Full-text index is designed for text search operations on string columns. It enables efficient searching of text content using word-based matching and text search capabilities. You can query text data with flexible keywords, phrases, or pattern matching queries.

Use Cases:

  • Text search operations
  • Pattern matching queries
  • Large text filtering

Example:

CREATE TABLE logs (
message STRING FULLTEXT INDEX,
`level` STRING PRIMARY KEY,
`timestamp` TIMESTAMP TIME INDEX,
);

Configuration Options

When creating or modifying a full-text index, you can specify the following options using FULLTEXT INDEX WITH:

  • analyzer: Sets the language analyzer for the full-text index

    • Supported values: English, Chinese
    • Default: English
    • Note: The Chinese analyzer requires significantly more time to build the index due to the complexity of Chinese text segmentation. Consider using it only when Chinese text search is a primary requirement.
  • case_sensitive: Determines whether the full-text index is case-sensitive

    • Supported values: true, false
    • Default: false
    • Note: Setting to true may slightly improve performance for case-sensitive queries, but will degrade performance for case-insensitive queries. This setting does not affect the results of matches_term queries.
  • backend: Sets the backend for the full-text index

    • Supported values: bloom, tantivy
    • Default: bloom
  • granularity: (For bloom backend) The size of data chunks covered by each filter. A smaller granularity improves filtering but increases index size.

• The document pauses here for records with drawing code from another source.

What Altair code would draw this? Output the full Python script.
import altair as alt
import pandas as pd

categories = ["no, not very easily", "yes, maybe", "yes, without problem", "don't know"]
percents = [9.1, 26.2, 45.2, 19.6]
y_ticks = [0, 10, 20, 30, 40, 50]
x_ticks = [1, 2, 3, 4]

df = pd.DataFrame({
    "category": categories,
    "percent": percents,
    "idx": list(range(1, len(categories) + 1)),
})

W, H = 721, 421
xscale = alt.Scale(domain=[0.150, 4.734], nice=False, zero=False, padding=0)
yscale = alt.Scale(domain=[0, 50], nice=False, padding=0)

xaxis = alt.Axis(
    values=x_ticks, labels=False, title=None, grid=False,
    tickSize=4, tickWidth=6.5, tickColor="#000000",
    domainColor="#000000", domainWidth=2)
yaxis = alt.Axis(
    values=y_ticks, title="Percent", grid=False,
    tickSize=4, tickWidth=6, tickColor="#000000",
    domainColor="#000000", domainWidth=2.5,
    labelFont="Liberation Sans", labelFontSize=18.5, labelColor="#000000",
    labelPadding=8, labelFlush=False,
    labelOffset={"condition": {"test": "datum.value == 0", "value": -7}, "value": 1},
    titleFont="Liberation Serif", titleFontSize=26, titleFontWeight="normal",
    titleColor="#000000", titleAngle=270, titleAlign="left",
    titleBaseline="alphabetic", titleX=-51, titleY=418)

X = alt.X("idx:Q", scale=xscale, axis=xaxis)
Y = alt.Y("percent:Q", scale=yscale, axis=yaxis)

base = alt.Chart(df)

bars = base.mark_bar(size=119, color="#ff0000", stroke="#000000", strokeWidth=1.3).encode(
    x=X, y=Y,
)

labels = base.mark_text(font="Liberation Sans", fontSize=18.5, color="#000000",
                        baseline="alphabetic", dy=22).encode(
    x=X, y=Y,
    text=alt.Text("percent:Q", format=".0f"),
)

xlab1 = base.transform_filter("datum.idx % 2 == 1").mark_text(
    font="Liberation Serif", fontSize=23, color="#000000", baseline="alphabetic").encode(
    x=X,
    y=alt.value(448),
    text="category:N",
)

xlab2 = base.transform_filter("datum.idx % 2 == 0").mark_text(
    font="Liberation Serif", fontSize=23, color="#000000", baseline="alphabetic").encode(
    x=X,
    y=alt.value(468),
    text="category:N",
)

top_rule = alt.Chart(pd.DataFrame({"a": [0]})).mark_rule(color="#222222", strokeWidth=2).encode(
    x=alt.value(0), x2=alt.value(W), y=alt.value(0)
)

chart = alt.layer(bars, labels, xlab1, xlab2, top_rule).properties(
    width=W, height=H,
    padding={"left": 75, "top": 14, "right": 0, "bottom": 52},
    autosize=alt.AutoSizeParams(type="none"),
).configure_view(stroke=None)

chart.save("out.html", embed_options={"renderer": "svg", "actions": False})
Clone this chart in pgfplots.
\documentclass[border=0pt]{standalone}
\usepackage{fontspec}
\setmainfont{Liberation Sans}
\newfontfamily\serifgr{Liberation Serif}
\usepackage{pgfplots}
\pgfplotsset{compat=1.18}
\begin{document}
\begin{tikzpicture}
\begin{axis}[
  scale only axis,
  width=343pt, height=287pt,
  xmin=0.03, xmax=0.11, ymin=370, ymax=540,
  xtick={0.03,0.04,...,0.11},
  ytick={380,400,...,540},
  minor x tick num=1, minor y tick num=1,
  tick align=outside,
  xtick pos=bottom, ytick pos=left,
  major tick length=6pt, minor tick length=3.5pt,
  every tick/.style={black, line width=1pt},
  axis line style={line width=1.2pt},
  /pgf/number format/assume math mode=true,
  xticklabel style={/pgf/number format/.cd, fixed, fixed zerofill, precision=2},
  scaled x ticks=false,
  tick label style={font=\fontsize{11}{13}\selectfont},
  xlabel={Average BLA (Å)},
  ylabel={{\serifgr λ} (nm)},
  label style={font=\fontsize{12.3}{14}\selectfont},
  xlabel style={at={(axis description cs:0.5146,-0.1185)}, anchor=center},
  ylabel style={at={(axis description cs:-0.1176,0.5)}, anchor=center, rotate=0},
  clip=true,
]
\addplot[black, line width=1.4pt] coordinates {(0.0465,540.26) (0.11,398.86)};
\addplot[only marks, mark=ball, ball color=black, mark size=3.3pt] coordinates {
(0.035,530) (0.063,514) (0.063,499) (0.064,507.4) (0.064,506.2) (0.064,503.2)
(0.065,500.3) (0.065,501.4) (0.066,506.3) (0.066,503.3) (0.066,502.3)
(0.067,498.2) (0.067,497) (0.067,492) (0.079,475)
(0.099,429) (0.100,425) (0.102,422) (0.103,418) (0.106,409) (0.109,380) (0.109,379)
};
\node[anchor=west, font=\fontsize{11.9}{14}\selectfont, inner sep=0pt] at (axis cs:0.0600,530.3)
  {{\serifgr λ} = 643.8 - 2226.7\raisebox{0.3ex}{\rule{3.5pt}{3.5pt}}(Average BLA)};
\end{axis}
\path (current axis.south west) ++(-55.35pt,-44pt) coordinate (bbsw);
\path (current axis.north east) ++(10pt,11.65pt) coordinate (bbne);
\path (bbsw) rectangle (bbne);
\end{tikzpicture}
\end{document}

    • Supported values: positive integer
    • Default: 10240
  • false_positive_rate: (For bloom backend) The probability of misidentifying a block. A lower rate improves accuracy (better filtering) but increases index size.

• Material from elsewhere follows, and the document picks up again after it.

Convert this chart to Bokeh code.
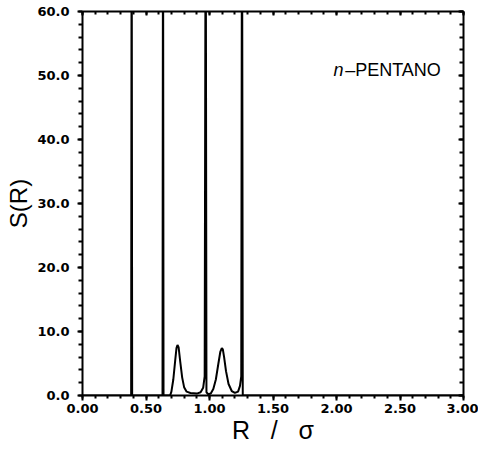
from bokeh.plotting import figure
from bokeh.models import (Label, LinearAxis, SingleIntervalTicker, PrintfTickFormatter,
                          Range1d, CustomJSTickFormatter)
from bokeh.embed import file_html
from bokeh.resources import INLINE

# ---- data ----
R = [0.000, 0.383, 0.387, 0.391, 0.630, 0.634, 0.638, 0.690, 0.700, 0.715,
     0.730, 0.740, 0.748, 0.757, 0.770, 0.785, 0.800, 0.820, 0.850, 0.900,
     0.930, 0.950, 0.962, 0.970, 0.976, 0.990, 1.010, 1.030, 1.050, 1.070,
     1.085, 1.097, 1.105, 1.115, 1.130, 1.150, 1.175, 1.200, 1.225, 1.240,
     1.250, 1.256, 1.262, 1.275, 3.000]
S = [0.0, 0.0, 85.0, 0.0, 0.0, 85.0, 0.0, 0.0, 0.6, 2.5,
     5.5, 7.4, 7.9, 7.5, 5.2, 2.8, 1.3, 0.6, 0.4, 0.3,
     0.5, 1.2, 3.0, 85.0, 0.5, 0.2, 0.3, 1.0, 2.5, 5.0,
     6.8, 7.4, 7.2, 6.0, 3.8, 1.8, 0.7, 0.4, 0.6, 1.5,
     3.0, 85.0, 0.0, 0.0, 0.0]

x_tick_step = 0.5
y_tick_step = 10
x_label = "R\u00a0\u00a0\u00a0/\u00a0\u00a0\u00a0σ"
y_label = "S(R)"
note = "–PENTANO"
note_prefix = "n"

p = figure(width=478, height=450, output_backend="svg", toolbar_location=None,
           x_range=Range1d(0, 3), y_range=Range1d(0, 60),
           min_border_left=82, min_border_right=15, min_border_top=11,
           min_border_bottom=55)
p.grid.visible = False
p.outline_line_color = None
p.background_fill_color = "white"

p.line(R, S, line_color="black", line_width=2)

xt = SingleIntervalTicker(interval=x_tick_step, num_minor_ticks=5)
yt = SingleIntervalTicker(interval=y_tick_step, num_minor_ticks=5)

xa = p.xaxis[0]
xa.ticker = xt
xa.formatter = PrintfTickFormatter(format="%.2f")
xa.axis_line_width = 2
xa.major_tick_in = 0
xa.major_tick_out = 5
xa.minor_tick_in = 0
xa.minor_tick_out = 3
xa.major_tick_line_width = 2
xa.minor_tick_line_width = 2
xa.major_label_standoff = 3
xa.major_label_text_font = "DejaVu Sans"
xa.major_label_text_font_style = "bold"
xa.major_label_text_font_size = "13px"
xa.major_label_text_color = "black"
xa.axis_label = x_label
xa.axis_label_standoff = 0
xa.axis_label_text_font = "Liberation Sans"
xa.axis_label_text_font_style = "normal"
xa.axis_label_text_font_size = "25px"
xa.axis_label_text_color = "black"

ya = p.yaxis[0]
ya.ticker = yt
ya.formatter = PrintfTickFormatter(format="%.1f")
ya.axis_line_width = 2
ya.major_tick_in = 0
ya.major_tick_out = 5
ya.minor_tick_in = 0
ya.minor_tick_out = 4
ya.major_tick_line_width = 2
ya.minor_tick_line_width = 2
ya.major_label_standoff = 8
ya.major_label_text_font = "DejaVu Sans"
ya.major_label_text_font_style = "bold"
ya.major_label_text_font_size = "13px"
ya.major_label_text_color = "black"
ya.axis_label = y_label
ya.axis_label_standoff = 2
ya.axis_label_text_font = "Liberation Sans"
ya.axis_label_text_font_style = "normal"
ya.axis_label_text_font_size = "24px"
ya.axis_label_text_color = "black"

top = LinearAxis(ticker=SingleIntervalTicker(interval=x_tick_step, num_minor_ticks=5),
                 formatter=CustomJSTickFormatter(code="return ''"), major_label_standoff=0,
                 major_tick_in=4, major_tick_out=0, minor_tick_in=3, minor_tick_out=0,
                 axis_line_width=2, major_tick_line_width=2, minor_tick_line_width=2)
p.add_layout(top, "above")
right = LinearAxis(ticker=SingleIntervalTicker(interval=y_tick_step, num_minor_ticks=5),
                   formatter=CustomJSTickFormatter(code="return ''"), major_label_standoff=0,
                   major_tick_in=5, major_tick_out=0, minor_tick_in=4, minor_tick_out=0,
                   axis_line_width=2, major_tick_line_width=2, minor_tick_line_width=2)
p.add_layout(right, "right")

p.add_layout(Label(x=2.055, y=50.8, text=note_prefix, text_align="right",
                   text_baseline="middle", text_font="Liberation Sans",
                   text_font_style="italic", text_font_size="18px",
                   text_color="black"))
p.add_layout(Label(x=2.068, y=50.8, text=note, text_align="left",
                   text_baseline="middle", text_font="Liberation Sans",
                   text_font_size="18px", text_color="black"))

open("out.html", "w").write(file_html(p, INLINE))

    • Supported values: float between 0 and 1
    • Default: 0.01

Backend Selection

GreptimeDB provides two full-text index backends for efficient log searching:

  1. Bloom Backend

    • Best for: General-purpose log searching
    • Features:
      • Uses Bloom filter for efficient filtering
      • Lower storage overhead
      • Consistent performance across different query patterns
    • Limitations:
      • Slightly slower for high-selectivity queries
    • Storage Cost Example:
      • Original data: ~10GB
      • Bloom index: ~1GB
  2. Tantivy Backend

    • Best for: High-selectivity queries (e.g., unique values like TraceID)
    • Features:
      • Uses inverted index for fast exact matching
      • Excellent performance for high-selectivity queries
    • Limitations:
      • Higher storage overhead (close to original data size)
      • Slower performance for low-selectivity queries
    • Storage Cost Example:
      • Original data: ~10GB
      • Tantivy index: ~10GB

Performance Comparison

The following table shows the performance comparison between different query methods (using Bloom as baseline):

Query TypeHigh Selectivity (e.g., TraceID)Low Selectivity (e.g., "HTTP")
LIKE50x slower1x
Tantivy5x faster5x slower
Bloom1x (baseline)1x (baseline)

Key observations:

  • For high-selectivity queries (e.g., unique values), Tantivy provides the best performance
  • For low-selectivity queries, Bloom offers more consistent performance
  • Bloom has significant storage advantage over Tantivy (1GB vs 10GB in test case)

Examples

Creating a Table with Full-Text Index

-- Using Bloom backend (recommended for most cases)
CREATE TABLE logs (
timestamp TIMESTAMP(9) TIME INDEX,
message STRING FULLTEXT INDEX WITH (
backend = 'bloom',
analyzer = 'English',
case_sensitive = 'false'
)
);

-- Using Tantivy backend (for high-selectivity queries)
CREATE TABLE logs (
timestamp TIMESTAMP(9) TIME INDEX,
message STRING FULLTEXT INDEX WITH (
backend = 'tantivy',
analyzer = 'English',
case_sensitive = 'false'
)
);

Modifying an Existing Table

-- Enable full-text index on an existing column
ALTER TABLE monitor
MODIFY COLUMN load_15
SET FULLTEXT INDEX WITH (
analyzer = 'English',
case_sensitive = 'false',
backend = 'bloom'
);

-- Change full-text index configuration
ALTER TABLE logs
MODIFY COLUMN message
SET FULLTEXT INDEX WITH (
analyzer = 'English',
case_sensitive = 'false',
backend = 'tantivy'
);

Fulltext index usually comes with following drawbacks:

  • Higher storage overhead compared to regular indexes due to storing word tokens and positions
  • Increased flush and compaction latency as each text document needs to be tokenized and indexed
  • May not be optimal for simple prefix or suffix matching operations

Consider using full-text index only when you need advanced text search capabilities and flexible query patterns.

Modify indexes

You can always change the index type of columns by the ALTER TABLE statement, read the reference for more info.

Best Practices

  1. Choose the appropriate index type based on your data type and query patterns
  2. Index only the columns that are frequently used in WHERE clauses
  3. Consider the trade-off between query performance, ingest performance and resource consumption
  4. Monitor index usage and performance to optimize your indexing strategy continuously

Performance Considerations

While indexes can significantly improve query performance, they come with some overhead:

  • Additional storage space required for index structures
  • Impact on flush and compaction performance due to index maintenance
  • Memory usage for index caching

Choose indexes carefully based on your specific use case and performance requirements.